Une Laprairienne souhaite plus d’inclusion dans sa ville

le jeudi 6 mai 2021

Ramatan Abdel-Maksoud avait 9 ans quand sa famille s’est installée à La Prairie. La femme de 29 ans raconte avoir vécu différentes situations de racisme dans sa municipalité au cours des 20 dernières années et plus récemment. Elle a contacté Le Reflet afin de dénoncer le manque d’inclusion et la méconnaissance d’une partie de la population.

Originaire de l’Égypte, Mme Abdel-Maksoud est de religion musulmane. Vers l’âge de 17 ans, elle a commencé à porter le voile. C’est à ce moment qu’elle a commencé à voir une différence dans la façon dont les gens agissaient avec elle. Ç’a été le cas avec les parents de ses amis d’enfance.

«Ce sont des gens qui m’ont connue toute leur vie, qui savaient qu’on était musulmans. Ce n’était pas quelque chose qu’on cachait. C’était toujours accepté. Mais à la minute où j’ai mis le voile, on dirait que ç’a créé comme une barrière», raconte-t-elle.

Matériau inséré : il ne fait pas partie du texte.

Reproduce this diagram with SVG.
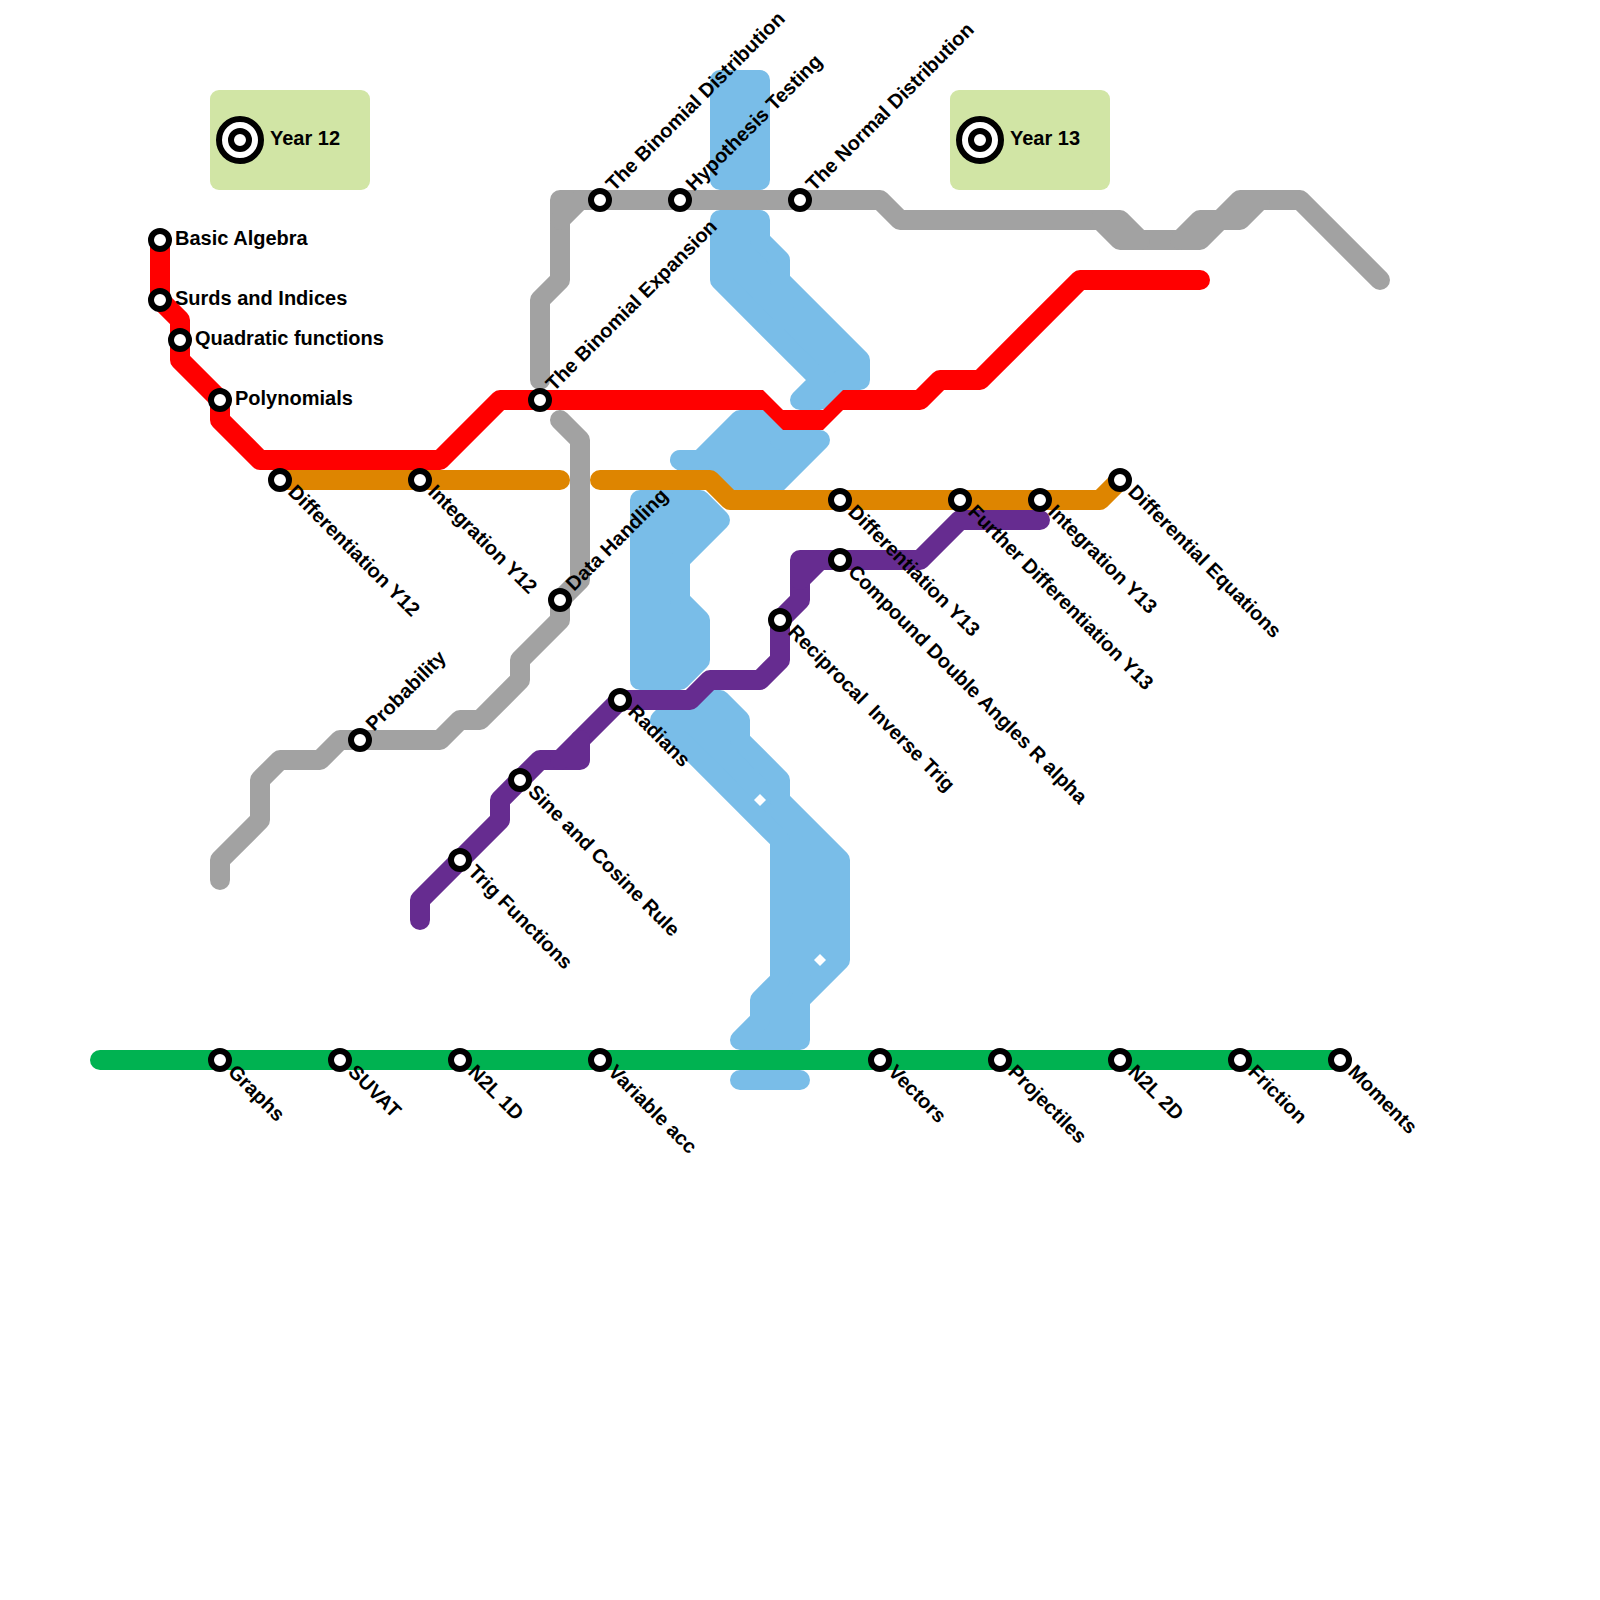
<svg xmlns="http://www.w3.org/2000/svg" width="1600" height="1600" viewBox="0 0 1600 1600">
<style>
.l{fill:none;stroke-width:20;stroke-linecap:round;stroke-linejoin:round}
.blue{fill:#79BDE8;stroke:#79BDE8;stroke-width:20;stroke-linejoin:round;stroke-linecap:round}
.gray{stroke:#A2A2A2}.red{stroke:#FF0000}.orange{stroke:#DE8500}.purple{stroke:#662C90}.green{stroke:#00B251}
.s{fill:#fff;stroke:#000;stroke-width:6}
.t{font-family:"Liberation Sans",Arial,sans-serif;font-weight:700;font-size:20px;fill:#000;white-space:pre}
.k{fill:#D1E5A5}
.o{fill:#fff;stroke:#000;stroke-width:6}
.i{fill:#fff;stroke:#000;stroke-width:6}
</style>
<g id="legend-year-12"><rect class="k" x="210" y="90" width="160" height="100" rx="9"/><circle class="o" cx="240" cy="140" r="21"/><circle class="i" cx="240" cy="140" r="9"/><text class="t" x="270" y="145">Year 12</text></g>
<g id="legend-year-13"><rect class="k" x="950" y="90" width="160" height="100" rx="9"/><circle class="o" cx="980" cy="140" r="21"/><circle class="i" cx="980" cy="140" r="9"/><text class="t" x="1010" y="145">Year 13</text></g>
<g id="connectors">
<g id="line-blue">
<path class="blue" d="M720 80H760V180H720Z"/>
<path class="blue" d="M720 220H760V240L780 260V280L860 360V380H840L820 400H800L820 380L720 280Z"/>
<path class="blue" d="M740 420H780V440H820L770 490H730L680 460V460H700Z"/>
<path class="blue" d="M640 500H700L720 520L680 560V600L700 620V660L680 680H640Z"/>
<path class="blue" d="M680 700H720L740 720V740L780 780V800L840 860V960L800 1000V1040H740L760 1020V1000L780 980V840L660 720Z"/>
<path class="blue" d="M740 1080H800"/>
<path fill="#fff" d="M760 794L766 800L760 806L754 800Z"/>
<path fill="#fff" d="M820 954L826 960L820 966L814 960Z"/>
</g>
<g id="line-gray">
<path class="l gray" d="M540 380V300L560 280V200H880L900 220H1120L1140 240H1200L1220 220H1240L1260 200H1300L1380 280"/>
<path class="l gray" d="M560 220L580 200"/>
<path class="l gray" d="M1100 220L1120 240H1140"/>
<path class="l gray" d="M1180 240L1200 220H1220L1240 200H1260"/>
<path class="l gray" d="M560 420L580 440V580L560 600V620L520 660V680L480 720H460L440 740H340L320 760H280L260 780V820L220 860V880"/>
</g>
<g id="line-red">
<path class="l red" d="M160 240V300L180 320V360L220 400V420L260 460H440L500 400H750"/>
<path fill="#FF0000" d="M750 390H763L783 410H823L843 390H860V410H843L823 430H783L763 410H750Z"/>
<path class="l red" d="M860 400H920L940 380H980L1080 280H1200"/>
</g>
<g id="line-orange">
<path class="l orange" d="M280 480H560"/>
<path class="l orange" d="M600 480H710L730 500H1100L1120 480"/>
</g>
<g id="line-purple">
<path class="l purple" d="M420 920V900L500 820V800L540 760H580V740L620 700H690L710 680H760L780 660V620L800 600V560H920L960 520H1040"/>
<path class="l purple" d="M560 760L580 740"/>
<path class="l purple" d="M800 580L820 560"/>
</g>
<path id="line-green" class="l green" d="M100 1060H1340"/>
</g>
<g id="st-basic-algebra"><circle class="s" cx="160" cy="240" r="9"/><text class="t" x="175" y="245">Basic Algebra</text></g>
<g id="st-surds"><circle class="s" cx="160" cy="300" r="9"/><text class="t" x="175" y="305">Surds and Indices</text></g>
<g id="st-quadratic"><circle class="s" cx="180" cy="340" r="9"/><text class="t" x="195" y="345">Quadratic functions</text></g>
<g id="st-polynomials"><circle class="s" cx="220" cy="400" r="9"/><text class="t" x="235" y="405">Polynomials</text></g>
<g id="st-diff-y12"><circle class="s" cx="280" cy="480" r="9"/><text class="t" x="287" y="493" transform="rotate(45 287 493)">Differentiation Y12</text></g>
<g id="st-int-y12"><circle class="s" cx="420" cy="480" r="9"/><text class="t" x="427" y="493" transform="rotate(45 427 493)">Integration Y12</text></g>
<g id="st-binomial-exp"><circle class="s" cx="540" cy="400" r="9"/><text class="t" x="554" y="392" transform="rotate(-45 554 392)">The Binomial Expansion</text></g>
<g id="st-binomial-dist"><circle class="s" cx="600" cy="200" r="9"/><text class="t" x="614" y="192" transform="rotate(-45 614 192)">The Binomial Distribution</text></g>
<g id="st-hypothesis"><circle class="s" cx="680" cy="200" r="9"/><text class="t" x="694" y="192" transform="rotate(-45 694 192)">Hypothesis Testing</text></g>
<g id="st-normal"><circle class="s" cx="800" cy="200" r="9"/><text class="t" x="814" y="192" transform="rotate(-45 814 192)">The Normal Distribution</text></g>
<g id="st-data"><circle class="s" cx="560" cy="600" r="9"/><text class="t" x="574" y="592" transform="rotate(-45 574 592)">Data Handling</text></g>
<g id="st-probability"><circle class="s" cx="360" cy="740" r="9"/><text class="t" x="374" y="732" transform="rotate(-45 374 732)">Probability</text></g>
<g id="st-radians"><circle class="s" cx="620" cy="700" r="9"/><text class="t" x="627" y="713" transform="rotate(45 627 713)">Radians</text></g>
<g id="st-sine"><circle class="s" cx="520" cy="780" r="9"/><text class="t" x="527" y="793" transform="rotate(45 527 793)">Sine and Cosine Rule</text></g>
<g id="st-trig"><circle class="s" cx="460" cy="860" r="9"/><text class="t" x="467" y="873" transform="rotate(45 467 873)">Trig Functions</text></g>
<g id="st-reciprocal"><circle class="s" cx="780" cy="620" r="9"/><text class="t" x="787" y="633" transform="rotate(45 787 633)">Reciprocal  Inverse Trig</text></g>
<g id="st-compound"><circle class="s" cx="840" cy="560" r="9"/><text class="t" x="847" y="573" transform="rotate(45 847 573)">Compound Double Angles R alpha</text></g>
<g id="st-diff-y13"><circle class="s" cx="840" cy="500" r="9"/><text class="t" x="847" y="513" transform="rotate(45 847 513)">Differentiation Y13</text></g>
<g id="st-further"><circle class="s" cx="960" cy="500" r="9"/><text class="t" x="967" y="513" transform="rotate(45 967 513)">Further Differentiation Y13</text></g>
<g id="st-int-y13"><circle class="s" cx="1040" cy="500" r="9"/><text class="t" x="1047" y="513" transform="rotate(45 1047 513)">Integration Y13</text></g>
<g id="st-diff-eq"><circle class="s" cx="1120" cy="480" r="9"/><text class="t" x="1127" y="493" transform="rotate(45 1127 493)">Differential Equations</text></g>
<g id="st-graphs"><circle class="s" cx="220" cy="1060" r="9"/><text class="t" x="227" y="1073" transform="rotate(45 227 1073)">Graphs</text></g>
<g id="st-suvat"><circle class="s" cx="340" cy="1060" r="9"/><text class="t" x="347" y="1073" transform="rotate(45 347 1073)">SUVAT</text></g>
<g id="st-n2l-1d"><circle class="s" cx="460" cy="1060" r="9"/><text class="t" x="467" y="1073" transform="rotate(45 467 1073)">N2L 1D</text></g>
<g id="st-variable"><circle class="s" cx="600" cy="1060" r="9"/><text class="t" x="607" y="1073" transform="rotate(45 607 1073)">Variable acc</text></g>
<g id="st-vectors"><circle class="s" cx="880" cy="1060" r="9"/><text class="t" x="887" y="1073" transform="rotate(45 887 1073)">Vectors</text></g>
<g id="st-projectiles"><circle class="s" cx="1000" cy="1060" r="9"/><text class="t" x="1007" y="1073" transform="rotate(45 1007 1073)">Projectiles</text></g>
<g id="st-n2l-2d"><circle class="s" cx="1120" cy="1060" r="9"/><text class="t" x="1127" y="1073" transform="rotate(45 1127 1073)">N2L 2D</text></g>
<g id="st-friction"><circle class="s" cx="1240" cy="1060" r="9"/><text class="t" x="1247" y="1073" transform="rotate(45 1247 1073)">Friction</text></g>
<g id="st-moments"><circle class="s" cx="1340" cy="1060" r="9"/><text class="t" x="1347" y="1073" transform="rotate(45 1347 1073)">Moments</text></g>
</svg>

Certains ont arrêté de la saluer dans la rue. À l’occasion, des gens portaient sur elle des regards insistants ou lui lançaient des commentaires discriminatoires, relate-t-elle.

«Ça arrive de temps en temps, et ça, c’est quand ils disent quelque chose, laisse-t-elle entendre. Si non, je ressens toujours les jugements. Les gens ont des biais discriminatoires, des idées préconçues sur moi.»

Mme Abdel-Maksoud nuance tout de même: plusieurs sont gentils avec elle.

«Je suis une personne facile d’approche, toujours souriante, soutient-elle. Ça vient aussi de la richesse de notre culture. Ce sont des choses qu’on amène avec nous, mais les gens ne voient pas ça parce qu’ils ont leur propre idée.»
«La diversité, c’est quelque chose de beau, c’est une richesse. On ne doit pas la cacher.»

-Ramatan Abdel-Maksoudr
Au magasin

La plus récente situation de racisme vécue par Mme Abdel-Maksoud remonte au 9 avril, alors qu’elle était dans un commerce au détail de La Prairie avec ses enfants. Elle s’adressait à eux dans leur langue maternelle, l’arabe. Une dame l’a alors interpelée en l’intimant de parler en français.

«Cette fois-là, je n’ai vraiment pas été capable de me taire. Maintenant, avec le masque, on dirait que les gens pensent que c’est comme un ordinateur derrière duquel ils peuvent se cacher, dit celle qui a tenu à s’expliquer avec la dame à l’extérieur du commerce. Je sentais qu’elle regrettait ce qu’elle avait dit, mais qu’elle le croyait quand même.»

Elle souhaite pour ses enfants, tous deux trilingues, un monde dans lequel ils seront acceptés tels qu’ils sont.

«Ils sont parfaits ainsi. Oui, on s’intègre au Québec, mais on ne vient pas ici pour s’assimiler. On ne va pas changer qui on est, nos croyances, nos valeurs», fait-elle valoir.

Le manque d’éducation de la population au sujet de la diversité explique que les préjugés et le racisme subsistent.

«Je sens qu’à La Prairie, une certaine partie de la population n’a jamais eu l’opportunité de vivre la diversité, de rencontrer des gens qui sont différents d’eux, des minorités», note-t-elle.

Le bureau de comté réagit

Ramatan Abdel-Maksoud croit que la Ville devrait organiser des activités de sensibilisation au racisme, puisqu’en tant que citoyenne, elle se sent impuissante. Elle dit avoir tenté de contacter la mairie, sans succès.

Rejointe par Le Reflet, la Ville de La Prairie a refusé de se prononcer sur le sujet, affirmant qu’il s’agit d’un «sujet chaud» et «de compétences provinciales».

Pour sa part, le bureau de comté du député de La Prairie Christian Dubé a insisté sur le fait que «c’est tolérance zéro face aux actions racistes ou discriminatoires».

Il déplore que cette situation ait pris place dans la circonscription et assure que M. Dubé est «très sensible» à ces enjeux.

«Bien qu’il s’agisse de la première situation qui nous est reportée, l’équipe du bureau de comté la prend très au sérieux. Toutes les situations méritent d’être dénoncées. Sans exception», insiste-t-il en rappelant que le gouvernement a déposé un plan d’action sur la lutte au racisme.

Il rappelle que 15 M$ ont été investis dans le milieu de santé «afin d’assurer une sécurisation culturelle».